Ballots have been sent out for this year’s co-chairmen election for the Player Advisory Council, and that lineup features Justin Thomas, Kevin Kisner, James Hahn and England’s Paul Casey. The top two players in balloting will serve a year as PAC co-chairmen and ascend to the policy board in 2020 to each serve three-year terms.
“There has not been one international player on the board,” Hahn said. “Looking at Paul Casey, I’d think he’d be a great addition to the board. That would be huge. But guys tend to vote for their friends. I’d like to see Justin Thomas and Paul Casey. I’m not good at campaigning, I’m just being honest. I’d be a great third [choice].”
It’s time for an international voice in the Tour’s board room and there’s not a better choice than Casey, who joined the circuit in 2002 and has held dual membership in the United States and on the European Tour for nearly his entire career.
Of the 46 events on the 2018-19 schedule, nine will be played outside the United States (nearly 20 percent), and there are 88 international players with Tour status this season from 25 different countries.
The Tour continues to look beyond the U.S. borders for expansion opportunities, like the new ZoZo Championship that will be played in Japan this fall. Talent also continues to emerge from nearly every corner of the globe (currently half of the top 10 players in the Official World Golf Ranking are not from the United States), which means an accent in the circuit’s board room has moved beyond the curiosity phase.
Hahn’s point is valid on both fronts. An international voice is less about appropriate representation, and more about expanding the worldview.
“I’ve always wanted to be in a position where our voices are heard and I feel like a lot of our voices, depending on how you came up to the PGA Tour – if you’ve played any other tours, if you’ve played college golf, if you’ve played international golf – it could always be better,” Hahn said. “Having friends who are international players, guys from Korea, guys from New Zealand, guys from Australia, their views are a little bit different than the typical American view and they bring new ideas. Me being Korean American I can see it from both views.”

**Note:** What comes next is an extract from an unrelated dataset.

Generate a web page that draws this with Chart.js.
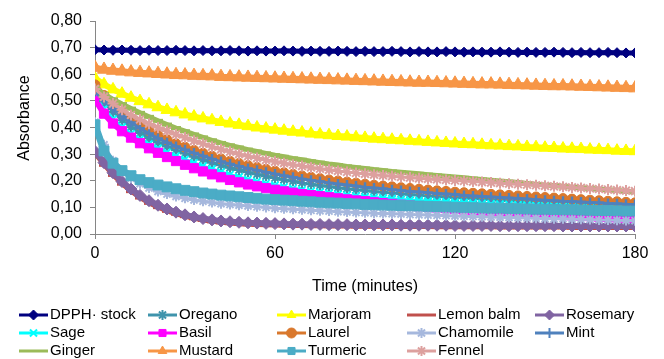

For Casey, that experience casts an even wider net. The four-time Ryder Cup player has served multiple stints on the European Tour’s tournament committee, the Continent’s version of a policy board, and is now in his third year serving on the 16-member PAC, which advises the policy board on Tour issues and proposals.
“I saw that all the way back when I started on the committee on the European Tour. For a long time I was the only guy with cards on both tours and having that angle was useful for them,” Casey said. “A lot of decisions were very insular and how to protect the European Tour. But what about the guys who have the dual memberships? It was important to have that angle and view point.”
Casey has brought that unique perspective to the PGA Tour as well, particularly in recent years, as the circuit has wrestled with a host of new issues from testing for performance-enhancing drugs to the inevitable onset of legalized gambling.
“Look at other countries like France. Before golf was in the Olympics, players were getting [drug] tested at certain venues [on the European Tour]. It was just part of their sport culture,” Casey said. “The gaming point of view. It’s legal in most of Europe. When we had to bring in a policy over here I think it was useful to give guys an insight into how it goes down.”
But Hahn’s most salient point is the notion that when it comes to Tour players all politics are local. Voting for friends when it comes to Tour elections is the path of least resistance for players who are justifiably insular. Players are understandably focused on perfecting their craft not a 30,000-foot understanding of the circuit’s inner workings.
But as the Feb. 6 voting deadline for PAC co-chairmen looms it might be time to break out of the shell and consider what’s truly best for the Tour and finally add a name to that plaque in the TPC Sawgrass clubhouse that can’t be found in a U.S. passport.